This article provides a comprehensive implementation guide for automating investment strategies using AI. It covers the technological foundations, practical steps for building and deploying automated systems, the advantages these approaches offer, and the risks that require careful management. The goal is not to present AI as a universal solution but to provide a clear-eyed assessment of what these technologies can accomplish and what it takes to implement them effectively.

AI Technologies Powering Investment Automation

The technological foundation supporting AI-driven investment automation rests on three interconnected capabilities: machine learning for pattern recognition, natural language processing for unstructured data analysis, and predictive analytics for forward-looking assessment. Each serves a distinct function within the broader investment process, and understanding their roles is essential for anyone building or evaluating automated systems.

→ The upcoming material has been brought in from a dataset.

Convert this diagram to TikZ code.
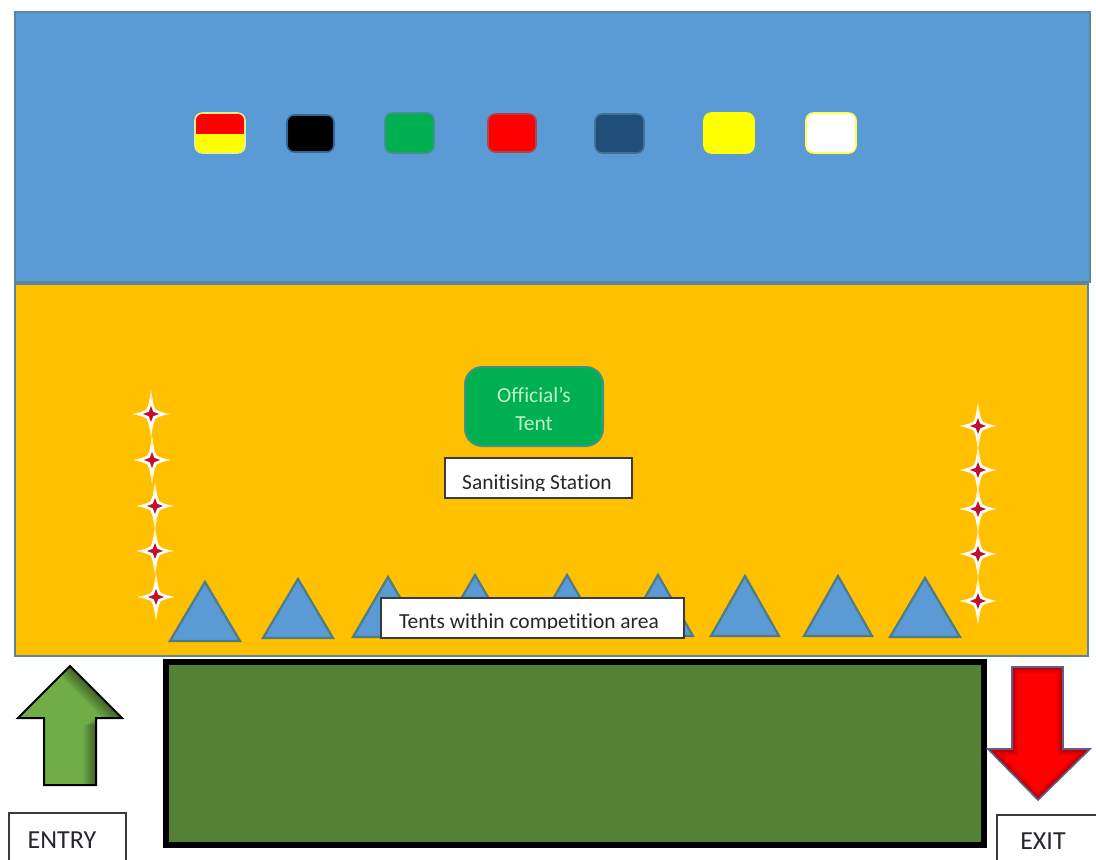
\documentclass[tikz,border=0pt]{standalone}
\usepackage{fontspec}
\setmainfont[Ligatures=NoCommon]{Carlito}
\definecolor{skyband}{HTML}{5B9BD5}
\definecolor{edgeblue}{HTML}{5A86A0}
\definecolor{sandband}{HTML}{FFC000}
\definecolor{grassfill}{HTML}{548235}
\definecolor{arrowgreen}{HTML}{70AD47}
\definecolor{tentgreen}{HTML}{00B050}
\definecolor{tenttext}{HTML}{C0F0C8}
\definecolor{navyflag}{HTML}{1F4E79}
\definecolor{labeltext}{HTML}{26262C}
\definecolor{boxedge}{HTML}{3A3A3A}
\definecolor{redline}{HTML}{5A5F95}
\definecolor{sparkred}{HTML}{C01030}
\definecolor{halo}{HTML}{FFF2C0}
\definecolor{pureyellow}{HTML}{FFFF00}
\definecolor{purered}{HTML}{FF0000}
\definecolor{tentedge}{HTML}{4F7C88}
\tikzset{
  x=0.75pt,y=-0.75pt,
  band/.style={draw=edgeblue,line width=1.2pt},
  flag/.style={rounded corners=5.5pt,line width=1.2pt},
  tenttri/.style={fill=skyband,draw=tentedge,line width=1.7pt,line join=miter},
  labelbox/.style={fill=white,draw=boxedge,line width=0.8pt},
  labeltxt/.style={text=labeltext,anchor=base,inner sep=0pt,font=\fontsize{16.1}{16.1}\selectfont},
}
\newcommand{\sparkle}[2]{%
  \fill[halo] (#1,#2-24) -- (#1+3.6,#2-3.6) -- (#1+19,#2) -- (#1+3.6,#2+3.6) -- (#1,#2+24) -- (#1-3.6,#2+3.6) -- (#1-19,#2) -- (#1-3.6,#2-3.6) -- cycle;
  \fill[white] (#1,#2-15) -- (#1+4.5,#2-4.5) -- (#1+14,#2) -- (#1+4.5,#2+4.5) -- (#1,#2+15) -- (#1-4.5,#2+4.5) -- (#1-14,#2) -- (#1-4.5,#2-4.5) -- cycle;
  \fill[sparkred] (#1,#2-8) -- (#1+2.2,#2-2.2) -- (#1+8,#2) -- (#1+2.2,#2+2.2) -- (#1,#2+8) -- (#1-2.2,#2+2.2) -- (#1-8,#2) -- (#1-2.2,#2-2.2) -- cycle;
}
\newcommand{\tenticon}[4]{\draw[tenttri] (#1,#2) -- (#3,#4) -- (2*#1-#3,#4) -- cycle;}
\begin{document}
\begin{tikzpicture}
\useasboundingbox (0,0) rectangle (1096,860);
\fill[white] (0,0) rectangle (1096,860);
% bands
\draw[band,fill=skyband] (15,12) rectangle (1090,282);
\draw[band,fill=sandband] (15,284) rectangle (1088,656);
% flags
\begin{scope}
  \clip[rounded corners=5.5pt] (195,113) rectangle (245,153);
  \fill[pureyellow] (195,113) rectangle (245,153);
  \fill[purered] (195,113) rectangle (245,134);
\end{scope}
\draw[flag,draw=pureyellow!55!white!85!skyband] (195,113) rectangle (245,153);
\draw[flag,fill=black,draw=navyflag!70!skyband] (287,115) rectangle (334,152);
\draw[flag,fill=tentgreen,draw=edgeblue!70!tentgreen] (385,113) rectangle (434,153);
\draw[flag,fill=purered,draw=edgeblue!50!purered] (488,114) rectangle (536,152);
\draw[flag,fill=navyflag,draw=edgeblue!60!navyflag] (595,114) rectangle (644,153);
\draw[flag,fill=pureyellow,draw=pureyellow] (704,113) rectangle (754,153);
\draw[flag,fill=white,draw=pureyellow!70!white] (806,113) rectangle (856,153);
% sparkles
\sparkle{151}{414}\sparkle{152}{460}\sparkle{155}{506}\sparkle{155}{551}\sparkle{156}{597}
\sparkle{978}{426}\sparkle{978}{470}\sparkle{978}{509}\sparkle{978}{554}\sparkle{978}{601}
% tents
\tenticon{205}{582}{170}{641}
\tenticon{298}{579}{263}{638}
\tenticon{388}{577}{353}{637}
\tenticon{475}{575}{440}{635}
\tenticon{567}{575}{532}{635}
\tenticon{658}{575}{693}{636}
\tenticon{745}{576}{711}{636}
\tenticon{838}{576}{804}{636}
\tenticon{925}{578}{890}{637}
% official's tent
\node[draw=edgeblue!70!tentgreen,fill=tentgreen,line width=1.5pt,rounded corners=13pt,minimum width=103.5pt,minimum height=59.25pt,inner sep=0pt] (officialbox) at (534,406.5) {};
\node[inner sep=0pt,text=tenttext,align=center,font=\fontsize{16.1}{21}\selectfont] (official) at (534,409) {Official’s\\Tent};
% label boxes with cropped text
\draw[labelbox] (445,458) rectangle (632,498);
\begin{scope}
  \clip (445,458) rectangle (632,490);
  \node[labeltxt] (sanitise) at (537,489.5) {Sanitising Station};
\end{scope}
\draw[labelbox] (381,598) rectangle (684,638);
\begin{scope}
  \clip (381,598) rectangle (684,628.5);
  \node[labeltxt] (tents) at (529,628) {Tents within competition area};
\end{scope}
% green field
\draw[fill=grassfill,draw=black,line width=4.5pt,line join=miter] (166,662) rectangle (984,845);
% entry arrow
\begin{scope}
  \clip (70,666) -- (122,718) -- (96,718) -- (96,785) -- (44,785) -- (44,718) -- (18,718) -- cycle;
  \fill[arrowgreen] (0,650) rectangle (140,800);
  \foreach \s in {2,4,...,12}{
    \fill[black,opacity=0.075,even odd rule] (0,650) rectangle (140,800)
      (70-\s,666+\s*0.6) -- (122-\s,718+\s*0.6) -- (96-\s,718+\s*0.6) -- (96-\s,800) -- (20,800) -- (20,718+\s*0.6) -- (-10,718+\s*0.6) -- cycle;
  }
\end{scope}
\draw[black,line width=1.5pt,line join=miter] (70,666) -- (122,718) -- (96,718) -- (96,785) -- (44,785) -- (44,718) -- (18,718) -- cycle;
% exit arrow
\begin{scope}
  \clip (1012,667) -- (1063,667) -- (1063,749) -- (1090,749) -- (1038,800) -- (988,749) -- (1012,749) -- cycle;
  \fill[purered] (980,660) rectangle (1096,805);
  \foreach \w in {3,6,9,12}{
    \draw[black!70!purered,opacity=0.11,line width=\w*0.75pt] (1012,667) -- (1063,667) -- (1063,749) -- (1090,749) -- (1038,800) -- (988,749) -- (1012,749) -- cycle;
  }
\end{scope}
\draw[redline,line width=1.2pt,line join=miter] (1012,667) -- (1063,667) -- (1063,749) -- (1090,749) -- (1038,800) -- (988,749) -- (1012,749) -- cycle;
% entry / exit labels
\draw[boxedge,line width=0.8pt] (9,860) -- (9,813) -- (126,813) -- (126,860);
\node[labeltxt,font=\fontsize{19.5}{19.5}\selectfont] (entry) at (62,848) {ENTRY};
\draw[boxedge,line width=0.8pt] (997,860) -- (997,815) -- (1096,815);
\node[labeltxt,font=\fontsize{19.5}{19.5}\selectfont] (exit) at (1043,849) {EXIT};
\end{tikzpicture}
\end{document}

Machine learning algorithms form the computational core, enabling systems to identify relationships within historical data that would be invisible to traditional statistical methods. These models can ingest thousands of variables across multiple asset classes and time horizons, detecting non-linear interactions that human analysts cannot perceive. The value lies not in the algorithms themselves but in their ability to process dimensionality that exceeds human cognitive capacity.

Natural language processing addresses a historically underserved dimension of investment analysis: the vast universe of unstructured text data. News articles, regulatory filings, earnings transcripts, social media discussions, and analyst reports contain information that moves markets but that traditional quantitative approaches could not incorporate. NLP systems can read, interpret, and quantify sentiment across these sources at scale, transforming qualitative information into actionable signals.

Predictive analytics encompasses the broader framework of using historical patterns to forecast future outcomes. This includes time-series forecasting, regime detection, and probabilistic modeling of market states. The critical insight is that predictive analytics in investment contexts must account for the adaptive nature of markets—patterns that worked historically may dissolve as more participants identify and trade them.

Technology Stack Summary: The integration of these three capabilities creates systems that can ingest market data, process relevant news and sentiment, generate forecasts, and execute trades without human intervention for each decision.

Machine Learning for Market Prediction

Machine learning applications in market prediction have evolved significantly beyond early attempts at stock price forecasting. The current state of the art involves sophisticated ensemble methods that combine multiple model architectures, each contributing different analytical perspectives to the prediction task.

Supervised Learning Approaches

These methods train on historical data where the outcome is known—past price movements, return sequences, default events—and learn patterns that predict future outcomes. The most effective implementations in financial markets include gradient boosting methods (such as XGBoost and LightGBM), which construct ensembles of decision trees that correct each other’s errors. These models excel at capturing complex interactions between variables but require careful validation to avoid fitting to historical noise rather than genuine patterns.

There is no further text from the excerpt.